SUPPLIED DATA
============================================================

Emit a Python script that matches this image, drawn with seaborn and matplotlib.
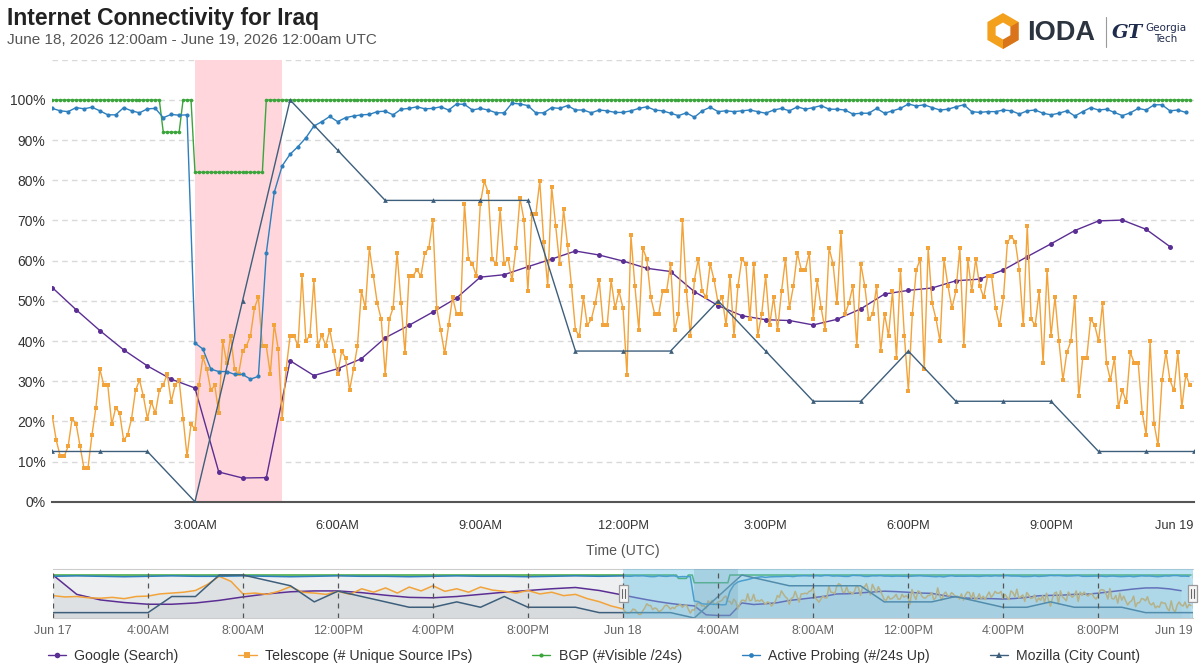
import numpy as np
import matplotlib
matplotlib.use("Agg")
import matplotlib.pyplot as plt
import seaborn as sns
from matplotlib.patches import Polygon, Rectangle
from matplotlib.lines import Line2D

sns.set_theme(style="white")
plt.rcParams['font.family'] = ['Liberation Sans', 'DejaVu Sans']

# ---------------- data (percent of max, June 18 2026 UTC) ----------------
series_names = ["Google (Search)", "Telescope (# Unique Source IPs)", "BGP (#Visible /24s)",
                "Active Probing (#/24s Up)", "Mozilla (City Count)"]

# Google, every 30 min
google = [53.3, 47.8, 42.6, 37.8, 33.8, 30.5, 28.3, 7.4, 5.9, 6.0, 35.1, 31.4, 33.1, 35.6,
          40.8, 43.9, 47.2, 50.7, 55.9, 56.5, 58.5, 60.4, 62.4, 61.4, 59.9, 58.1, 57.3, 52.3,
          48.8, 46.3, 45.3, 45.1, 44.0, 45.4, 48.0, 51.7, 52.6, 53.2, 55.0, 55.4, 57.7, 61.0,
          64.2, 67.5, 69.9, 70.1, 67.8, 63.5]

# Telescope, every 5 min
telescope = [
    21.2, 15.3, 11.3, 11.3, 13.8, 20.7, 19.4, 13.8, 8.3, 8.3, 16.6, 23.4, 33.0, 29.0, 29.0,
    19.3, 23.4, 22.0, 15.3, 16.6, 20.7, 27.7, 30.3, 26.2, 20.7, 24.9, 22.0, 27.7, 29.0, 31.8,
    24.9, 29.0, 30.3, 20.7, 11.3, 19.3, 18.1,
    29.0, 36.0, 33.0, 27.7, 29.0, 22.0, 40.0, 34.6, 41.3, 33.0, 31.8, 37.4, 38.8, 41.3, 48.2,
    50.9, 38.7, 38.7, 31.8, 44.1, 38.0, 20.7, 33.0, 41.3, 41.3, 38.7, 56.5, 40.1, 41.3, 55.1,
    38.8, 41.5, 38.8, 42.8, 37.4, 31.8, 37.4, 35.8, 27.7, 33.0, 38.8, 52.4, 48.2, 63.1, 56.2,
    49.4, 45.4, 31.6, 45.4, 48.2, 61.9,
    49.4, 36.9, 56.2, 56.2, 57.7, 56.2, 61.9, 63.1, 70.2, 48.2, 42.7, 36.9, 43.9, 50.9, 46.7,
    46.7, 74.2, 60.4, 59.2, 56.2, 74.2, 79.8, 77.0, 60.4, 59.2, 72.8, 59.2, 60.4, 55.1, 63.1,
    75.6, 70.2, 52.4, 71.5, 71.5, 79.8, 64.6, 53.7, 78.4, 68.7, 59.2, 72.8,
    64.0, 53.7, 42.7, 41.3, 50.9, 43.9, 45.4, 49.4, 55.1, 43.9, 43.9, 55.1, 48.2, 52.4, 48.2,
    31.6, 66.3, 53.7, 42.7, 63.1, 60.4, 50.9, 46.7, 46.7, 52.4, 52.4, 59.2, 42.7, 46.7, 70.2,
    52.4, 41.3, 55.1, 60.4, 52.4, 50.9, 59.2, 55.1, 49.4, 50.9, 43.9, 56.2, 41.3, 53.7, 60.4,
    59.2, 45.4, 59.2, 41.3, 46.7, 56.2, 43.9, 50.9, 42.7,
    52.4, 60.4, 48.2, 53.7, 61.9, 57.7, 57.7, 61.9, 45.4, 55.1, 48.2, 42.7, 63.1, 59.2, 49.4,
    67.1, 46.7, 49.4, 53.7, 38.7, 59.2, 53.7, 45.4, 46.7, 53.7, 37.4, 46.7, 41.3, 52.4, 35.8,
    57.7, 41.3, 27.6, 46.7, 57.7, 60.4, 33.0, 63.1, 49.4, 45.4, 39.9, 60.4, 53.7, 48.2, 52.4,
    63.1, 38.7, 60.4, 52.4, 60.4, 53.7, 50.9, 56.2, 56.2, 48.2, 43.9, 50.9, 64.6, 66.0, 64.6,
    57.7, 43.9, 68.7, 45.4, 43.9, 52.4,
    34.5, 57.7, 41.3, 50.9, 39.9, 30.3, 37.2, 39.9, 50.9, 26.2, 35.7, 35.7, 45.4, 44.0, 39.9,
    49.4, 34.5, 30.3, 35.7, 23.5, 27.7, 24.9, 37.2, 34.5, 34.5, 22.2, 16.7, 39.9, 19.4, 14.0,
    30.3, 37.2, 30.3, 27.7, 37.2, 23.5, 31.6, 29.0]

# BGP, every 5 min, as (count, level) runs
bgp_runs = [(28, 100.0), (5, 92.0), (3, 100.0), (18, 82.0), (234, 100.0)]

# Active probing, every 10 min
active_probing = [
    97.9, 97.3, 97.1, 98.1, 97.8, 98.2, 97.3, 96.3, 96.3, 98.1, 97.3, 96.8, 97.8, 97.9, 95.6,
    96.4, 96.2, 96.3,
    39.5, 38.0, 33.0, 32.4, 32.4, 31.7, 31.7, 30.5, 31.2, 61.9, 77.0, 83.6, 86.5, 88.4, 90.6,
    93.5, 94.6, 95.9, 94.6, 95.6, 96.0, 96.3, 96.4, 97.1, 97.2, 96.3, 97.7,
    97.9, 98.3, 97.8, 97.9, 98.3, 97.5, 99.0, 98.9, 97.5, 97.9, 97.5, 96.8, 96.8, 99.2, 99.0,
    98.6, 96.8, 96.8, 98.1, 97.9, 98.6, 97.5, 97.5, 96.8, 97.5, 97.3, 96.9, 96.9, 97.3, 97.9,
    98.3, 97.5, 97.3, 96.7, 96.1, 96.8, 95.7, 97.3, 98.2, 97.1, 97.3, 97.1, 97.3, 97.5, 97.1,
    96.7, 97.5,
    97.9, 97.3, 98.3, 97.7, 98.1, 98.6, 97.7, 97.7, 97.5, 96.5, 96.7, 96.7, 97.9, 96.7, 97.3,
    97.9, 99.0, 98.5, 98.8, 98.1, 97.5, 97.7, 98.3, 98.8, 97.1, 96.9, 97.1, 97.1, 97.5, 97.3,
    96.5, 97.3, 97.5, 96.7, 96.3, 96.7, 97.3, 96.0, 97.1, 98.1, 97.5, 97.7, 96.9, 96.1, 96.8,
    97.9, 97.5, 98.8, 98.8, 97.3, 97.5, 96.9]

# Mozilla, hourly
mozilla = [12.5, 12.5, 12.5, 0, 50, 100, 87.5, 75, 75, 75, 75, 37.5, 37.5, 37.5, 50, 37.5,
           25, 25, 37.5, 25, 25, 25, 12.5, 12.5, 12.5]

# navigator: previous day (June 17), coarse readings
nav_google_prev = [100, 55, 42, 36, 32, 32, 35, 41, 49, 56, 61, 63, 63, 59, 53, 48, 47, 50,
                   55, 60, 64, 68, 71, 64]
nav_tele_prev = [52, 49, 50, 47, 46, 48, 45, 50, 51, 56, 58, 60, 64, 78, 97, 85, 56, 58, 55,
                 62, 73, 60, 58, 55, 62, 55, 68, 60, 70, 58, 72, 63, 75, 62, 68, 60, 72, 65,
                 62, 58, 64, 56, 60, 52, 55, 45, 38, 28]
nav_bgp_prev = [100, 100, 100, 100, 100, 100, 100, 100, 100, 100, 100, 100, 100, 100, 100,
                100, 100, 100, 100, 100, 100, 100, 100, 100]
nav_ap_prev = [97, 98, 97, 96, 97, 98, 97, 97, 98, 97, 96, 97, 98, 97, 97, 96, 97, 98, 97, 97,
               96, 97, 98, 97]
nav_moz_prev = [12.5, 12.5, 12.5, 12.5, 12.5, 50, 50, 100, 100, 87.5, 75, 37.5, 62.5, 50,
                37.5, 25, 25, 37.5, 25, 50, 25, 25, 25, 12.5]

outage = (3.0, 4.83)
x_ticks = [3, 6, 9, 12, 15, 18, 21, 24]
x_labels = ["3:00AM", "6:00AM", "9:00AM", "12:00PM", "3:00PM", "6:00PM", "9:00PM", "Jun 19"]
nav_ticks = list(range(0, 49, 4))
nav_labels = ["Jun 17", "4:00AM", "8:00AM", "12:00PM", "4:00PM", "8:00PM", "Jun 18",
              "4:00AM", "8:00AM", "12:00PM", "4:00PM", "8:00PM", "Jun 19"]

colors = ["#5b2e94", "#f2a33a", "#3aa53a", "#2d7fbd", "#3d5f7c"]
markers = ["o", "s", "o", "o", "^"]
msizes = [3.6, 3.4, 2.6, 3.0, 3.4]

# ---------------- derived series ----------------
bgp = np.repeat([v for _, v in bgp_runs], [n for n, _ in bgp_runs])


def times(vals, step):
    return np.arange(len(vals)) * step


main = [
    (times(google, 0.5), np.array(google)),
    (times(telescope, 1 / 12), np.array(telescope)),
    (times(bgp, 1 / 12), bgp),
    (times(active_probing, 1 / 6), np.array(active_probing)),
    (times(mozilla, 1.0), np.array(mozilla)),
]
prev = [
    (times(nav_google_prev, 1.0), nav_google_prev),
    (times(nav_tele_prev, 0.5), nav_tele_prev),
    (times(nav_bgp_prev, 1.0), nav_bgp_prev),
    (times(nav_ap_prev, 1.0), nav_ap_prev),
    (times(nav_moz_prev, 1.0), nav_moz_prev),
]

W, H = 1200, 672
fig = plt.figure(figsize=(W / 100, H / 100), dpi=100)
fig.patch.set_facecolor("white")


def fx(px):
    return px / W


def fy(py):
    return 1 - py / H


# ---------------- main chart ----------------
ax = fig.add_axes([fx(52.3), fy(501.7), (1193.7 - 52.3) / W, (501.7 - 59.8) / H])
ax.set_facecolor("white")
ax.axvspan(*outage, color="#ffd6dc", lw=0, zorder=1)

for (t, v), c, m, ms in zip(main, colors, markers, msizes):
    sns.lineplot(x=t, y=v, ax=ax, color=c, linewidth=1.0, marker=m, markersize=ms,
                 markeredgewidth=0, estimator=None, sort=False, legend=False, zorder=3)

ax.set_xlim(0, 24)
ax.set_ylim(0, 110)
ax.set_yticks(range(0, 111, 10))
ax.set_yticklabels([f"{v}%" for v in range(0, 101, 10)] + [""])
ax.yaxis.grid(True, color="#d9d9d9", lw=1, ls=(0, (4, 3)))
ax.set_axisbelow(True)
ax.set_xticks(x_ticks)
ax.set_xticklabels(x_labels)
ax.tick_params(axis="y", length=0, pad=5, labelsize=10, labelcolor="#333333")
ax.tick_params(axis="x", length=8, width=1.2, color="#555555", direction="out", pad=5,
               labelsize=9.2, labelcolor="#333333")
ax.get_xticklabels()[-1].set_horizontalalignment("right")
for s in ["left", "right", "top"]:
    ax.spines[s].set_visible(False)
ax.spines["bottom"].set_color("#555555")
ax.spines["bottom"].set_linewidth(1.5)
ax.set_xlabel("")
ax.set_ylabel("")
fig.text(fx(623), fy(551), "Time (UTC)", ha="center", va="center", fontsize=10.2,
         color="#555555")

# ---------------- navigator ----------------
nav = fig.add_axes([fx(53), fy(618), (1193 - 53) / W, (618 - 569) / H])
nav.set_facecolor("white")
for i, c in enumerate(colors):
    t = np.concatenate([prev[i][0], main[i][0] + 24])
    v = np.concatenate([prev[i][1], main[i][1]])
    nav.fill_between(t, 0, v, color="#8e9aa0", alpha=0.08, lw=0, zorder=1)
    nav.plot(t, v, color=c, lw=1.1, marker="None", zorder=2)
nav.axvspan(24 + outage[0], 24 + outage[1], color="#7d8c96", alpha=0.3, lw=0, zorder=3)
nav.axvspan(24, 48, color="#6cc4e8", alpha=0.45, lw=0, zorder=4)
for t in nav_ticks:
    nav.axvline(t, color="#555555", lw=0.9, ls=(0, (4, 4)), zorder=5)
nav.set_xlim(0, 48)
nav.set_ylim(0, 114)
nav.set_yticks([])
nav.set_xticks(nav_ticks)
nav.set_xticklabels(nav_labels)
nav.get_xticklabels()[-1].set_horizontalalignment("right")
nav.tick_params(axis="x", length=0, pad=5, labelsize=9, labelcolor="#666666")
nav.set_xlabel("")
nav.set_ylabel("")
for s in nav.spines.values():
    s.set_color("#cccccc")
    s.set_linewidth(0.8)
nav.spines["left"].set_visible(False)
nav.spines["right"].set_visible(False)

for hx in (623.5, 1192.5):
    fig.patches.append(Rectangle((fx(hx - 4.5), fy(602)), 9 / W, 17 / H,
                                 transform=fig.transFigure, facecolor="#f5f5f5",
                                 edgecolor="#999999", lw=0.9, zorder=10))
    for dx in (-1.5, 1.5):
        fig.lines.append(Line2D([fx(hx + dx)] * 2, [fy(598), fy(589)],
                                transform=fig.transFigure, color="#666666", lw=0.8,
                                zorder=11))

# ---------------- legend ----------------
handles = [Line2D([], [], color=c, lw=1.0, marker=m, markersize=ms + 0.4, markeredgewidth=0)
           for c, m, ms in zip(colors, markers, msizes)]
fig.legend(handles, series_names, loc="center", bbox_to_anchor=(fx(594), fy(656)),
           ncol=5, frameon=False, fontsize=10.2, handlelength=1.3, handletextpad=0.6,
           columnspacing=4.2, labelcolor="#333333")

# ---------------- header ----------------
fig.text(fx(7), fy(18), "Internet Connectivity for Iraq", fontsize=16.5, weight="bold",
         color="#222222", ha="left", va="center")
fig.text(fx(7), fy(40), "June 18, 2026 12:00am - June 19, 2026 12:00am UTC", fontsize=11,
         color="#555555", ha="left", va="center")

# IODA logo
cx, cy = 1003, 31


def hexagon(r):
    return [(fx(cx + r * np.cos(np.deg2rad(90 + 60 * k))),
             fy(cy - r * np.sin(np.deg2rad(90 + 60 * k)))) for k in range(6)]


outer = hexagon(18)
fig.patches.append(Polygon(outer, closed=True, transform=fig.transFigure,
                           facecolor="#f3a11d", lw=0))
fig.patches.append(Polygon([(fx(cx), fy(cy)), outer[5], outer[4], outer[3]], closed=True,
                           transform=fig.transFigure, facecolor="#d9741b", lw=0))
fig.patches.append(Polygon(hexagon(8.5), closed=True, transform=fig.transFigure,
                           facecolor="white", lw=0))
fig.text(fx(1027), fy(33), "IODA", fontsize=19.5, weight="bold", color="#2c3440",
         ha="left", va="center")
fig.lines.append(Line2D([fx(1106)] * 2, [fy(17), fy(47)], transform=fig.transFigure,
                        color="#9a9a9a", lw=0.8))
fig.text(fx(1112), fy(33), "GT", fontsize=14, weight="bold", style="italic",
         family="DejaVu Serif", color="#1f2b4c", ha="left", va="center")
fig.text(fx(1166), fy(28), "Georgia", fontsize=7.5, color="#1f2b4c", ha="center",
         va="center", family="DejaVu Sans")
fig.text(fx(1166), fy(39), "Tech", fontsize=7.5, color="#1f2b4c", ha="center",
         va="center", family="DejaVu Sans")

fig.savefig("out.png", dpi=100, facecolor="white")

============================================================

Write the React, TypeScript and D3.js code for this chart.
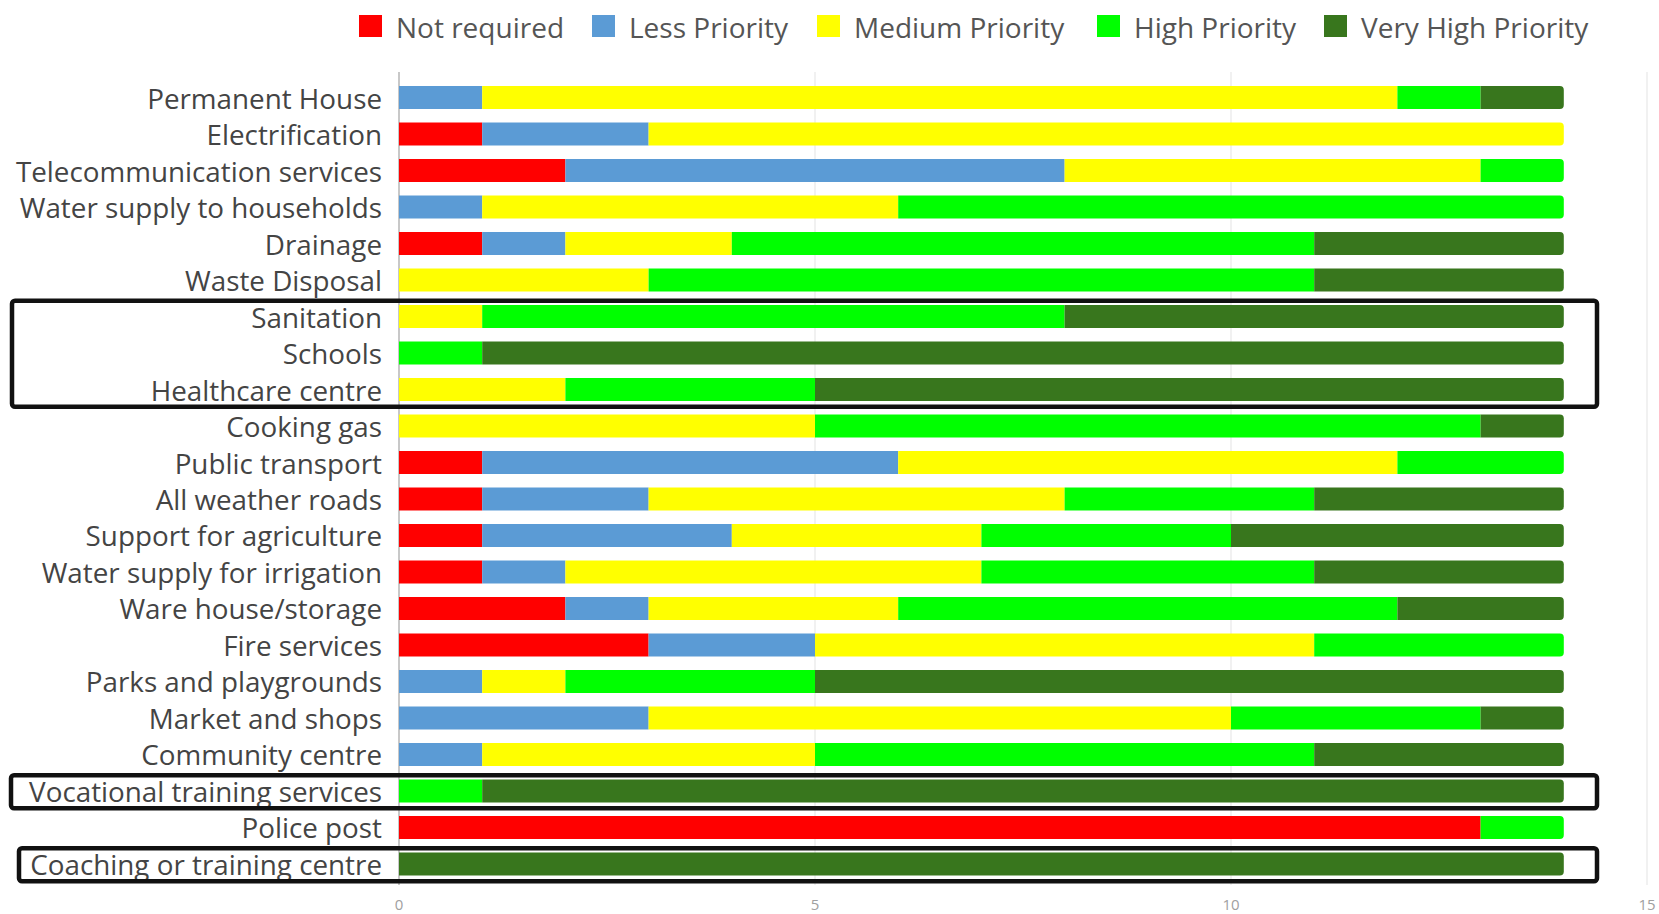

============================================================

In the listing above, find the line containing "Emit a Python" and the line containing "from matplotlib.lines import Line2D", then output those two lines and everything between them exactly as written, without the images.

Emit a Python script that matches this image, drawn with seaborn and matplotlib.
import numpy as np
import matplotlib
matplotlib.use("Agg")
import matplotlib.pyplot as plt
import seaborn as sns
from matplotlib.patches import Polygon, Rectangle
from matplotlib.lines import Line2D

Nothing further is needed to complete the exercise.